- **Collected data**
— start —

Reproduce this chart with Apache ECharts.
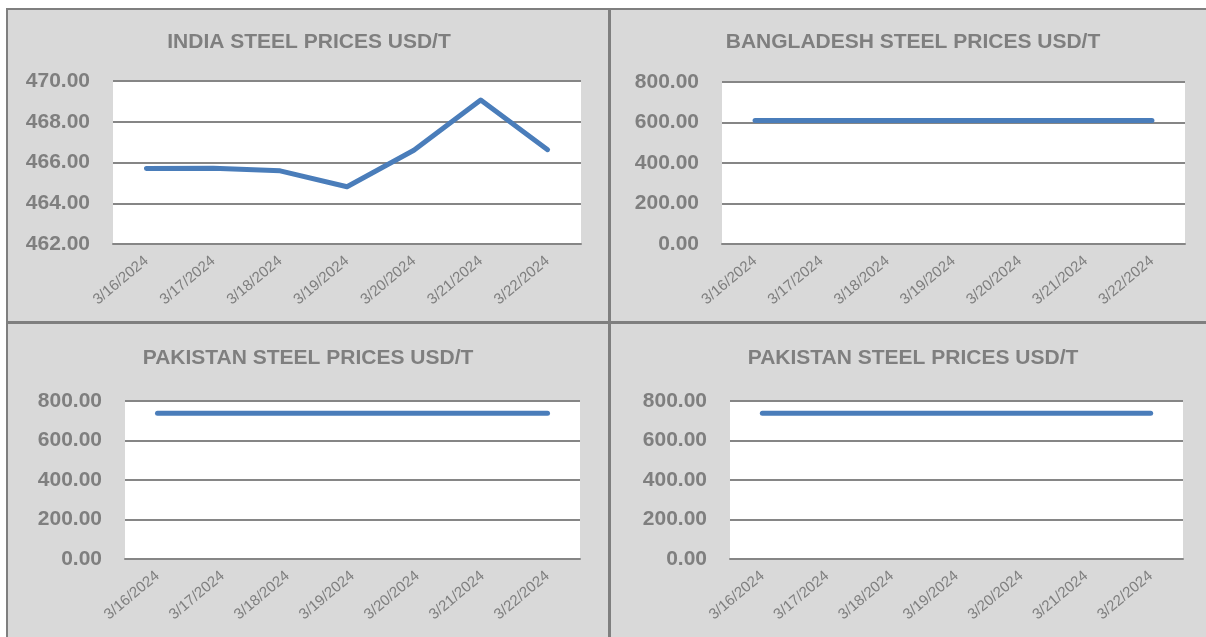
<!DOCTYPE html>
<html>
<head>
<meta charset="utf-8">
<script src="https://cdn.jsdelivr.net/npm/echarts@6/dist/echarts.min.js"></script>
<style>
html,body{margin:0;padding:0;background:#fff;}
#chart{width:1206px;height:637px;}
</style>
</head>
<body>
<div id="chart"></div>
<script>
const dates = ["3/16/2024","3/17/2024","3/18/2024","3/19/2024","3/20/2024","3/21/2024","3/22/2024"];
const titles = ["INDIA STEEL PRICES USD/T","BANGLADESH STEEL PRICES USD/T","PAKISTAN STEEL PRICES USD/T","PAKISTAN STEEL PRICES USD/T"];
const india = [465.71, 465.72, 465.59, 464.81, 466.60, 469.07, 466.63];
const bangladesh = [610, 610, 610, 610, 610, 610, 610];
const pakistan1 = [738, 738, 738, 738, 738, 738, 738];
const pakistan2 = [738, 738, 738, 738, 738, 738, 738];
const yRanges = [[462, 470, 2], [0, 800, 200], [0, 800, 200], [0, 800, 200]];
const seriesData = [india, bangladesh, pakistan1, pakistan2];

const grids = [
  {left: 113, top: 81, width: 468, height: 163},
  {left: 722, top: 82, width: 463, height: 162},
  {left: 125, top: 401, width: 455, height: 158},
  {left: 730, top: 401, width: 453, height: 158}
];
const titlePos = [[309, 32], [913, 32], [308, 348], [913, 348]];

const gray = '#7f7f7f';
const gridColor = '#868686';

const option = {
  backgroundColor: '#d9d9d9',
  animation: false,
  title: titles.map((t, i) => ({
    text: t,
    left: titlePos[i][0],
    top: titlePos[i][1],
    textAlign: 'center',
    padding: 0,
    textStyle: {fontFamily: 'Liberation Sans, Arial, sans-serif', fontSize: 21, fontWeight: 'bold', color: gray}
  })),
  grid: grids.map(g => Object.assign({show: true, backgroundColor: '#ffffff', borderWidth: 0, containLabel: false}, g)),
  xAxis: grids.map((g, i) => ({
    type: 'category',
    gridIndex: i,
    data: dates,
    boundaryGap: true,
    axisLine: {show: true, lineStyle: {color: gridColor, width: 2}},
    axisTick: {show: false},
    axisLabel: {rotate: 40, margin: 15, fontSize: 15, color: gray, fontFamily: 'Liberation Sans, Arial, sans-serif', interval: 0}
  })),
  yAxis: grids.map((g, i) => ({
    type: 'value',
    gridIndex: i,
    min: yRanges[i][0],
    max: yRanges[i][1],
    interval: yRanges[i][2],
    axisLine: {show: false},
    axisTick: {show: false},
    splitLine: {show: true, lineStyle: {color: gridColor, width: 2}},
    axisLabel: {margin: 23, fontSize: 21, fontWeight: 'bold', color: gray, fontFamily: 'Liberation Sans, Arial, sans-serif',
      formatter: v => v.toFixed(2)}
  })),
  series: seriesData.map((d, i) => ({
    type: 'line',
    xAxisIndex: i,
    yAxisIndex: i,
    data: d,
    symbol: 'none',
    lineStyle: {color: '#4a7dba', width: 5, cap: 'round', join: 'round'},
    z: 5
  })),
  graphic: [
    {type: 'rect', shape: {x: 0, y: 0, width: 1206, height: 8}, style: {fill: '#ffffff'}, z: 50},
    {type: 'rect', shape: {x: 0, y: 0, width: 6, height: 637}, style: {fill: '#ffffff'}, z: 50},
    {type: 'rect', shape: {x: 6, y: 8, width: 1200, height: 2}, style: {fill: gray}, z: 51},
    {type: 'rect', shape: {x: 6, y: 8, width: 2, height: 629}, style: {fill: gray}, z: 51},
    {type: 'rect', shape: {x: 608, y: 8, width: 3, height: 629}, style: {fill: gray}, z: 51},
    {type: 'rect', shape: {x: 6, y: 321, width: 1200, height: 3}, style: {fill: gray}, z: 51}
  ]
};

const chart = echarts.init(document.getElementById('chart'), null, {renderer: 'canvas', width: 1206, height: 637});
chart.setOption(option);
</script>
</body>
</html>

— end —

- **Exercise**
Your task is to reproduce exactly the lines from the start of the data above through the line containing "const seriesData = [india, bangladesh, pakistan1, pakistan2];", leaving every picture out.

- **Answer to this task**
Reproduce this chart with Apache ECharts.
<!DOCTYPE html>
<html>
<head>
<meta charset="utf-8">
<script src="https://cdn.jsdelivr.net/npm/echarts@6/dist/echarts.min.js"></script>
<style>
html,body{margin:0;padding:0;background:#fff;}
#chart{width:1206px;height:637px;}
</style>
</head>
<body>
<div id="chart"></div>
<script>
const dates = ["3/16/2024","3/17/2024","3/18/2024","3/19/2024","3/20/2024","3/21/2024","3/22/2024"];
const titles = ["INDIA STEEL PRICES USD/T","BANGLADESH STEEL PRICES USD/T","PAKISTAN STEEL PRICES USD/T","PAKISTAN STEEL PRICES USD/T"];
const india = [465.71, 465.72, 465.59, 464.81, 466.60, 469.07, 466.63];
const bangladesh = [610, 610, 610, 610, 610, 610, 610];
const pakistan1 = [738, 738, 738, 738, 738, 738, 738];
const pakistan2 = [738, 738, 738, 738, 738, 738, 738];
const yRanges = [[462, 470, 2], [0, 800, 200], [0, 800, 200], [0, 800, 200]];
const seriesData = [india, bangladesh, pakistan1, pakistan2];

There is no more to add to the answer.